GRI Materiality Assessment
GRI requires organisations to identify their material topics through a formal materiality assessment process. Under GRI 3 (2021), this process is more rigorous than previous versions — requiring genuine stakeholder engagement and documented justification for all material topic determinations.
GRI requires organisations to identify their material topics through a formal materiality assessment process. Step 1 — Understand the organisation's context: Map your activities, business relationships, and the sustainability context in which you operate.
The four steps of GRI 3-1
Step 1 — Understand the organisation's context: Map your activities, business relationships, and the sustainability context in which you operate.
Step 2 — Identify actual and potential impacts: Identify the actual and potential positive and negative impacts your organisation has on the economy, environment and people across your value chain.
Step 3 — Assess the significance of impacts: Evaluate each impact based on its significance — severity (scale, scope, irremediability) for negative impacts and scale and scope for positive impacts.
Step 4 — Prioritise the most significant impacts: Determine which impacts are sufficiently significant to be material topics for reporting purposes.
Stakeholder engagement in GRI materiality
GRI 3 explicitly requires organisations to engage with affected stakeholders in the materiality process. This is not optional — box-ticking stakeholder surveys do not meet the requirement.
Stakeholders include: employees and worker representatives; communities affected by your operations; suppliers and value chain partners; customers; civil society organisations; investors and shareholders.
The engagement must be genuine — stakeholders must have the opportunity to raise topics that the organisation had not previously identified. If stakeholders raise a topic, you must assess whether it is material and explain your conclusion.
GRI 3 vs old GRI materiality matrix
The 2021 revision eliminated the traditional materiality matrix (importance to stakeholders vs importance to business). This is a significant change.
The old matrix conflated financial materiality (business importance) with impact materiality (stakeholder concern), leading to confusion with ISSB and SASB financial-materiality approaches.
GRI 3 now focuses exclusively on impact significance — how significant are your actual and potential impacts? The stakeholder perspective informs the assessment but does not create a separate axis.

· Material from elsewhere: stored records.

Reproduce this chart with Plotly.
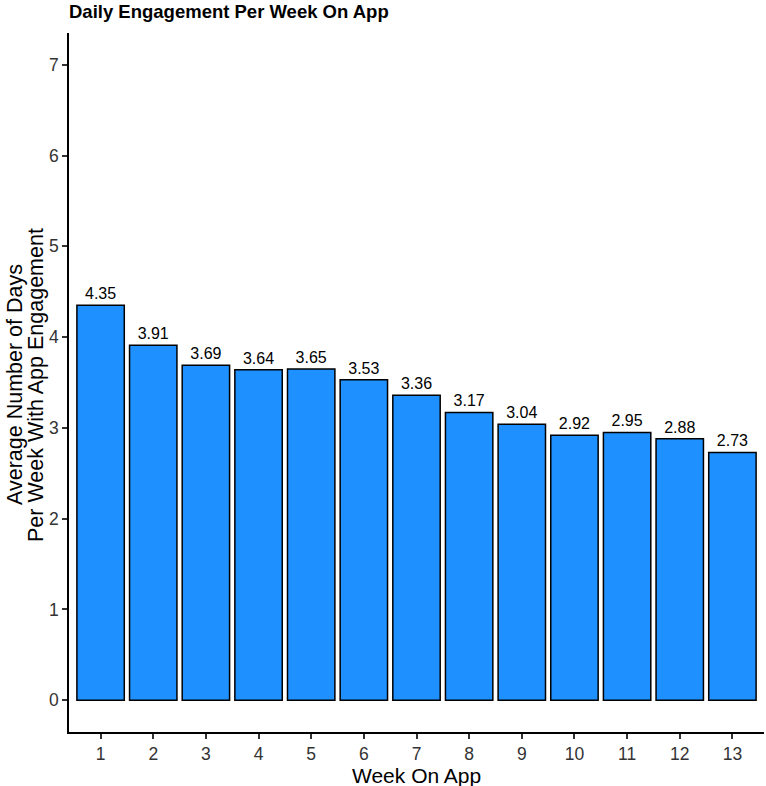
import plotly.graph_objects as go

weeks = [str(i) for i in range(1, 14)]
values = [4.35, 3.91, 3.69, 3.64, 3.65, 3.53, 3.36, 3.17, 3.04, 2.92, 2.95, 2.88, 2.73]
labels = [f"{v:.2f}" for v in values]
title_text = "Daily Engagement Per Week On App"
x_title = "Week On App"
y_title_lines = ["Average Number of Days", "Per Week With App Engagement"]

W, H = 766, 786
L, R, T, B = 69, 2, 33, 54
PW, PH = W - L - R, H - T - B

fig = go.Figure(go.Bar(
    x=weeks, y=values, text=labels, textposition="outside",
    marker=dict(color="#1E90FF", line=dict(color="black", width=1.5)),
    width=0.9,
    textfont=dict(size=16, color="black", family="Liberation Sans, Arial"),
    cliponaxis=False,
))

annots = [
    dict(text=x_title, xref="paper", yref="paper", x=(416 - L) / PW, y=-(775 - (H - B)) / PH,
         xanchor="center", yanchor="middle", showarrow=False,
         font=dict(size=21, color="black")),
]
for line, cx in zip(y_title_lines, [15, 36]):
    annots.append(dict(text=line, xref="paper", yref="paper", x=(cx - L) / PW,
                       y=((H - B) - 385) / PH, xanchor="center", yanchor="middle",
                       textangle=-90, showarrow=False, font=dict(size=21.5, color="black")))

fig.update_layout(
    width=W, height=H,
    margin=dict(l=L, r=R, t=T, b=B, autoexpand=False),
    plot_bgcolor="white", paper_bgcolor="white",
    font=dict(family="Liberation Sans, Arial", color="black"),
    title=dict(text=f"<b>{title_text}</b>", x=L / W, xanchor="left",
               y=1 - 12 / H, yanchor="middle", font=dict(size=18.5, color="black")),
    showlegend=False,
    annotations=annots,
)
fig.update_xaxes(
    type="category", range=[-0.6, 12.6], automargin=False,
    showline=True, linecolor="black", linewidth=1.5,
    ticks="outside", ticklen=5, tickcolor="#333333", tickwidth=1.5,
    tickfont=dict(size=17.5, color="#333333"),
    showgrid=False,
)
fig.update_yaxes(
    range=[-0.35, 7.35], tickvals=list(range(0, 8)), automargin=False,
    showline=True, linecolor="black", linewidth=1.5,
    ticks="outside", ticklen=5, tickcolor="#333333", tickwidth=1.5,
    tickfont=dict(size=17.5, color="#333333"),
    showgrid=False, zeroline=False,
)

fig.write_html("out.html", config={"displayModeBar": False},
               post_script="document.body.style.margin='0';document.body.style.overflow='hidden';")
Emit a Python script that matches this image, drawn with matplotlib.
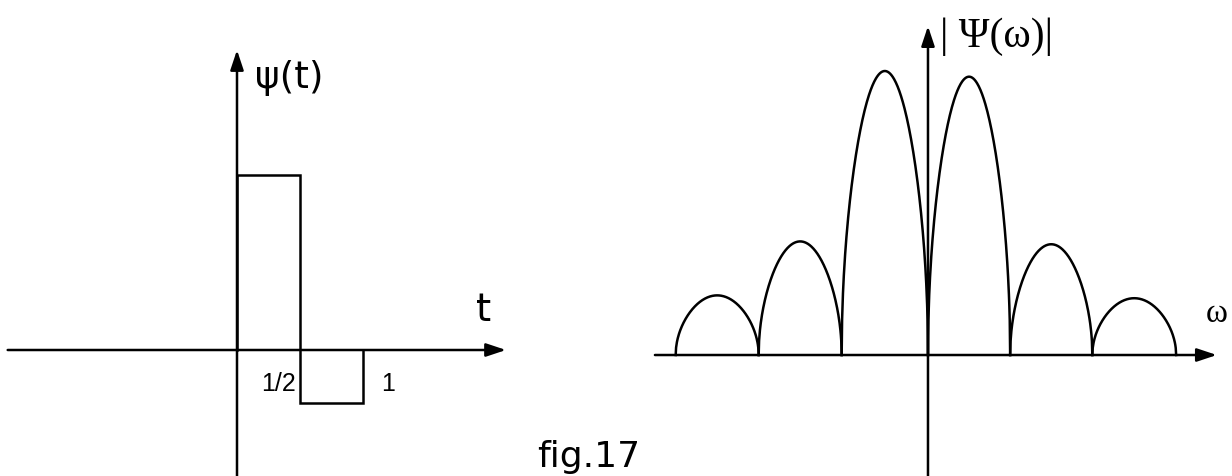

Frequently asked questions
Do we need a formal materiality matrix for GRI?
No — GRI 3 (2021) eliminated the traditional materiality matrix. You need a documented process for identifying and prioritising material topics, but the output format is flexible.
How many material topics should we have?
There is no required number. Some organisations have 5, others have 25. The number should reflect the complexity of your business and the significance of your impacts — not a desire to appear comprehensive.
Can we use our CSRD materiality assessment for GRI?
Yes — the impact materiality dimension of your CSRD double materiality assessment directly satisfies GRI 3-1 requirements. Use your CSRD assessment as the basis for GRI and save significant duplication.